Coming hot on the heels of their 3G Mobile TV launch, Orange France has announced that their high-speed EDGE mobile service for consumers will go live next week.
Although EDGE technology is slower than 3G services it has the distinctive advantage of being cheaper and – unlike the “walled garden” approach of 3G – the technology gives customers direct access to email, the Internet and television.
Orange, the mobile phone arm of France Telecom, has shuffled its expectations of EDGE take-up in a downward direction from its initial forecast of 500,000 subscribers by the end of December.
“We expect to have more than a million high-speed clients (EDGE and 3G) by the end of May 2006,” Orange Chief Executive Didier Quillot told a news conference.

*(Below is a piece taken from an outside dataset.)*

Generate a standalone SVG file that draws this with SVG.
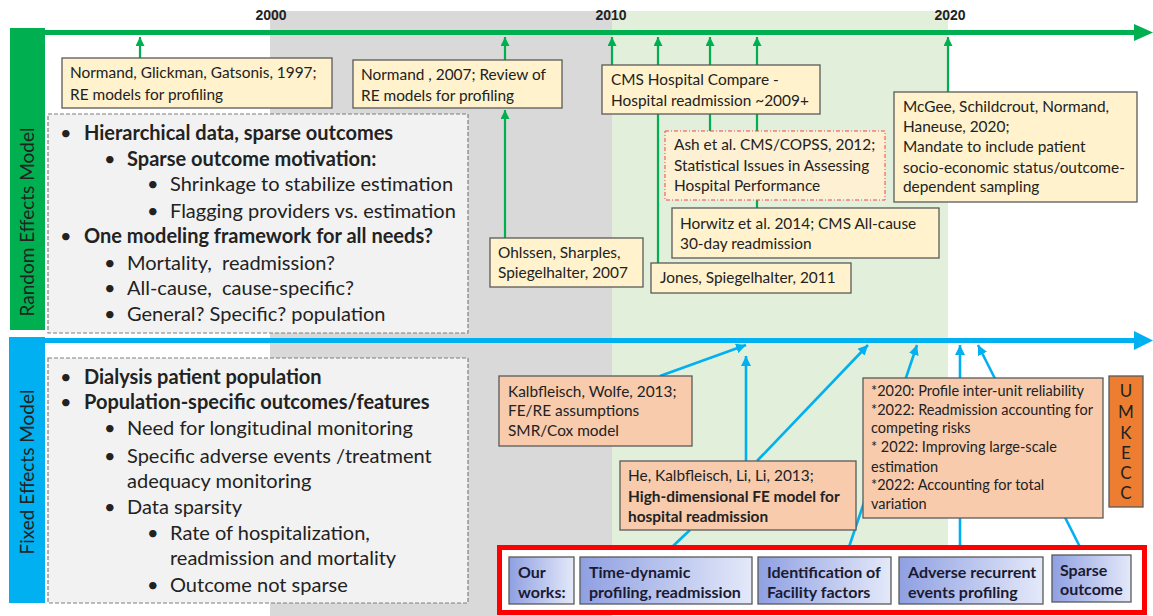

Quillot added that he expected the total to stand at between 500,000 and 1 million by Christmas 2006, with the number of EDGE subscribers reaching 2 million by the end of 2006.
Monsieur Quillot revealed that Orange had 110,000 3G subscribers by the end of May – nudging higher than their rivals, SFR, with 100,000 subscribers.
SFR expects to have scooped up around 500,000 3G subscribers by the end of the year.
Currently, Orange’s EDGE service offer coverage of some 85 percent of France’s population, against the 45 percent coverage offered by its 3G network.
3G coverage is expected to rise to over 50 percent by the end of 2005 and continues upward to around 60 percent by end of 2006.
Orange has stated that it will invest over 200 million euros in 2005 and 2006 to make its network compatible with EDGE.
EDGE stands for Enhanced Data rates for Global Evolution and is a radio based high-speed mobile data standard, which enables television, video and music to be received on an Orange Intense mobile phone at any time.